President Reagan, in last week's radio address, said the government has done everything it can for the farmer. It is now time for others to pitch in and do more, "from officials at the state level to banks, private groups and individuals in the community."
I wasn't quite sure what I, as an individual, could do to help the farmer, so I drove out to Culpeper, Va.
"Hi, Farmer Brown. President Reagan told me I should pitch in and help you. What exactly can I do?"
"You can buy my farm."
"I don't know much about farming."
"Shucks, there's nothing to it. All you have to do is get up at 5, milk the cows, feed the hogs and see how many chickens died in the night from the frost. Any fool can do that."
"When do you get to play golf or tennis?"
"After you till the soil, plant your seed, spread fertilizer, spray for bugs and dig furrows for irrigation."
"Don't you ever get into town?"
"Sure. You get to go once, maybe twice a week, to meet with your banker and explain to him why you can't meet the payments on your loan."
"Dave Stockman says the reason you farmers owe so much money to the banks is you keep speculating in land and buying new equipment to make windfall profits at the expense of the American taxpayer."
"Dave's a good old boy, but he knows as much about farming as he does about drawing up a balanced budget."
"It wasn't just Stockman. President Reagan said the same thing. The reason you're in so much trouble is you bet on inflation and you were wrong. Didn't you hear him Saturday morning?"

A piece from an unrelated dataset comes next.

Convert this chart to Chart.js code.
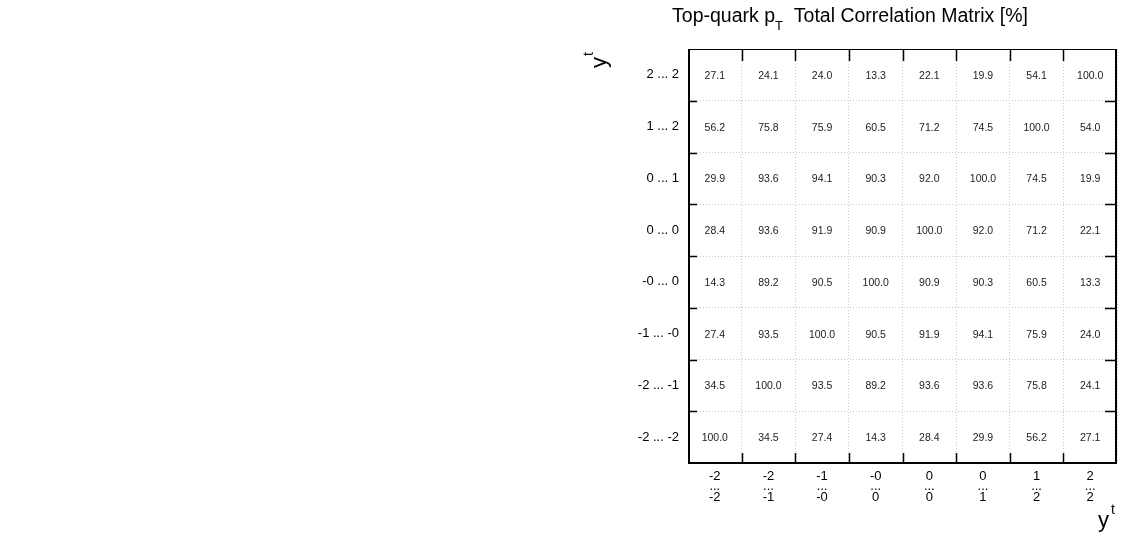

"I meant to. But since it was the weekend I decided to relax and dig fence holes, repair the barn, cut down timber, wash my horse and sit up with a sick calf. I'll let you have the farm real cheap."
"How much money can I make?"
"You can make a bundle--provided the bugs don't get your corn, the sub-zero temperatures don't freeze your tomatoes, your cows don't get pneumonia, the dollar gets weaker and the Russians are starving to death."
"You don't make it sound like much fun."
"It's a lot of fun, if you're a gambler. What other business offers you a chance to bet your house on the crap table once a year?"
"The people in Washington say the reason you farmers are living on the edge is that you're always producing too much food and the taxpayers are stuck with the bill."
"I can't quarrel with that. We're just dumb people who know how to grow things, but we don't know how to market them. The ideal situation for America is if we farmers didn't grow enough food and made everyone pay through the nose. Then instead of the taxpayer having to give us price supports we could charge him $15 for a pound of potatoes. I'm sure those smart fellows in Washington will be able to figure out a way of causing a food shortage in the country so we could get a fair price for our crops. You should buy my farm now while it's dirt cheap. Then when Washington works out a plan there will be so few farms left you can get $6 for a quart of raw milk on the open market."
"It sounds tempting. But I'm not sure I want to be a farmer. Even if you make a lot of money it doesn't sound like you have much time to enjoy it. Isn't there some other way I can help you?"
"Well, if you're going back to Washington you can take this corn cob with you and tell David Stockman to stick it in his ear."